A group of New Haven residents has recently begun a campaign to restore and to increase awareness of the city’s Holocaust memorial in the Edgewood neighborhood through Greater New Haven Holocaust Memory, an organization founded last fall to preserve the memorial.

The state of the monument has gradually deteriorated, GNHHM President Doris Zelinsky ’71 said, and her group — aided by a few Yale students — has launched a campaign to raise between $60,000 and $100,000 to restore the memorial and defray upkeep costs for at least the next 100 years.
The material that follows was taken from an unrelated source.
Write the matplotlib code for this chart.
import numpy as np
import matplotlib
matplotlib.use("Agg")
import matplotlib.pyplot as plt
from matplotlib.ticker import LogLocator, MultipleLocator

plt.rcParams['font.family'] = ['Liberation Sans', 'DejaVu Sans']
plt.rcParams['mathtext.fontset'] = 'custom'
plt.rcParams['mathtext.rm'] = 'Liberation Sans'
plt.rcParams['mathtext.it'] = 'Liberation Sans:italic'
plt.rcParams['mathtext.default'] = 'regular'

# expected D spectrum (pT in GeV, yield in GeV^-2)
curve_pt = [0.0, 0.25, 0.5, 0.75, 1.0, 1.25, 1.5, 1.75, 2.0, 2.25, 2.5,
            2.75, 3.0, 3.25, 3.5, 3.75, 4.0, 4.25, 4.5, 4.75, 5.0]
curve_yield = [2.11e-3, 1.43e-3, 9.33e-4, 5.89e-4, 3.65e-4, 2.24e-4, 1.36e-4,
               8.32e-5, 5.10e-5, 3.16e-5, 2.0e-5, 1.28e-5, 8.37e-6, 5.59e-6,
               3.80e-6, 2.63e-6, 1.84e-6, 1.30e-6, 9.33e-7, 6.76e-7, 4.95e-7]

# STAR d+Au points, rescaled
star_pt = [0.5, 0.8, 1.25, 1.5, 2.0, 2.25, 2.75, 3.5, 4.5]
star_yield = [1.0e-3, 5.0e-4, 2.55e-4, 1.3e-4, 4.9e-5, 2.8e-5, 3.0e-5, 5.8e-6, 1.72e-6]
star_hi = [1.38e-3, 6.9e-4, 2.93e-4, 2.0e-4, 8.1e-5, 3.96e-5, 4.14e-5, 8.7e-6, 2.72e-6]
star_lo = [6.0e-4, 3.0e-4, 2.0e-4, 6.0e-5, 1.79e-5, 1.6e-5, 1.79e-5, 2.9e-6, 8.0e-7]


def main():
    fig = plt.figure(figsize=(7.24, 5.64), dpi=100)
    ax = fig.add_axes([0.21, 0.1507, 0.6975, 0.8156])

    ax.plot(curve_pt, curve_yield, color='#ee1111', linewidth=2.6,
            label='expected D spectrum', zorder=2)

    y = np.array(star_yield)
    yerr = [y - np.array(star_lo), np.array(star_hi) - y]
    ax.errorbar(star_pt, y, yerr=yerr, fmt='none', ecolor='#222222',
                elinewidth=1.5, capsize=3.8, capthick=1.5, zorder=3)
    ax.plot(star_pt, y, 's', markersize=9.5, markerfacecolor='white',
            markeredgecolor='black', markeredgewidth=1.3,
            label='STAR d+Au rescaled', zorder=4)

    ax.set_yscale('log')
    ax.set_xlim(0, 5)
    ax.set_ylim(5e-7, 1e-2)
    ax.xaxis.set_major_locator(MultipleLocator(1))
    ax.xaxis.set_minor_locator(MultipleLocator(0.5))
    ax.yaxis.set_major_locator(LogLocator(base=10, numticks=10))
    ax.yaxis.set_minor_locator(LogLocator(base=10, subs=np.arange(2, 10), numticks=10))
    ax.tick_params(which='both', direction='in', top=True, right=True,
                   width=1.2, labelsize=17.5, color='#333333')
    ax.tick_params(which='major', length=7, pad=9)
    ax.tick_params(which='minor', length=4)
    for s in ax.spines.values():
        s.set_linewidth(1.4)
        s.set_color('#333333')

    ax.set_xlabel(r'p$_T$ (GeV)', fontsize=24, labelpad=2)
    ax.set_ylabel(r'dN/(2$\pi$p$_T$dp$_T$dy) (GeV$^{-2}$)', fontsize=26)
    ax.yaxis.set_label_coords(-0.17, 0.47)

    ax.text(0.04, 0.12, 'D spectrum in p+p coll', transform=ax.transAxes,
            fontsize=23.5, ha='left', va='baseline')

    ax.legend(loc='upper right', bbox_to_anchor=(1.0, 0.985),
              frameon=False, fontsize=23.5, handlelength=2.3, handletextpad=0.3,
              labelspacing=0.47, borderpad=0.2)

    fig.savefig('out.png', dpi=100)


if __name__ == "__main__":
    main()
So far, the New Haven non-profit organization has consulted a sculpture expert and a landscape architecture expert in order to determine the cost of restoration and upkeep for the future, she said.

“I talked to friends and neighbors, and we came together as a community group and formed a non-profit organization to restore the memorial physically and capture the history,” Zelinsky said. “A lot of Yale people have also become involved in this effort.”

Members of the Yale community have also played a role in campaign.

Andy Horowitz ’03, director of the New Haven Oral History Project, said he has worked with students to interview the people involved in the construction of the memorial thirty years ago. He said he currently employs students to translate survivors’ accounts of the Holocaust and has provided the necessary equipment to Mike Brown ’06, who has conducted the interviews as part of his senior essay on the history of the construction of the New Haven monument.

“I’m sure the sort of awareness we’re raising is helping to raise money,” Horowitz said.

Brown said he has recorded about 10 hours of interviews and is now putting them together into a narrative. He said he will present his material at a talk at the Slifka Center on April 26, during which he hopes to increase awareness among students of the unique place of the Holocaust Memorial Monument in New Haven.

“It will be a good chance to get some Yale people and members of the New Haven community involved in this,” he said. “Many people don’t know it exists. I didn’t know it existed until this fall.”

The New Haven monument — situated in Edgewood Park on Whalley Avenue — was the first Holocaust memorial in the United States to be built on public land.

It was erected in 1977 after a group of about 50 Holocaust survivors in New Haven — headed by Lew Lehrer, one of the survivors, and supported by church leaders and residents — wanted to create a monument in the city in memory of the victims of the Holocaust. Frank Logue ’48, the city’s mayor at the time, supported their cause, set aside a piece of public land and helped to fund the construction of the monument.

Before the monument existed, Zelinsky said, Holocaust survivors would organize a service for Holocaust Memorial Day every April at the Schubert Theatre on College Street, which often attracted large crowds. She said the high turnout drew the attention of the Jewish and wider New Haven communities to the need of having a substantial symbol of memory in the city.

Zelinsky said the GNHHM has covered the memorial with wax, which will prevent any further deterioration for two years and give the group time to raise the necessary funds to restore the monument to its original state. She said she hopes the work will be completed by spring 2007, in time for Holocaust Memorial Day in April.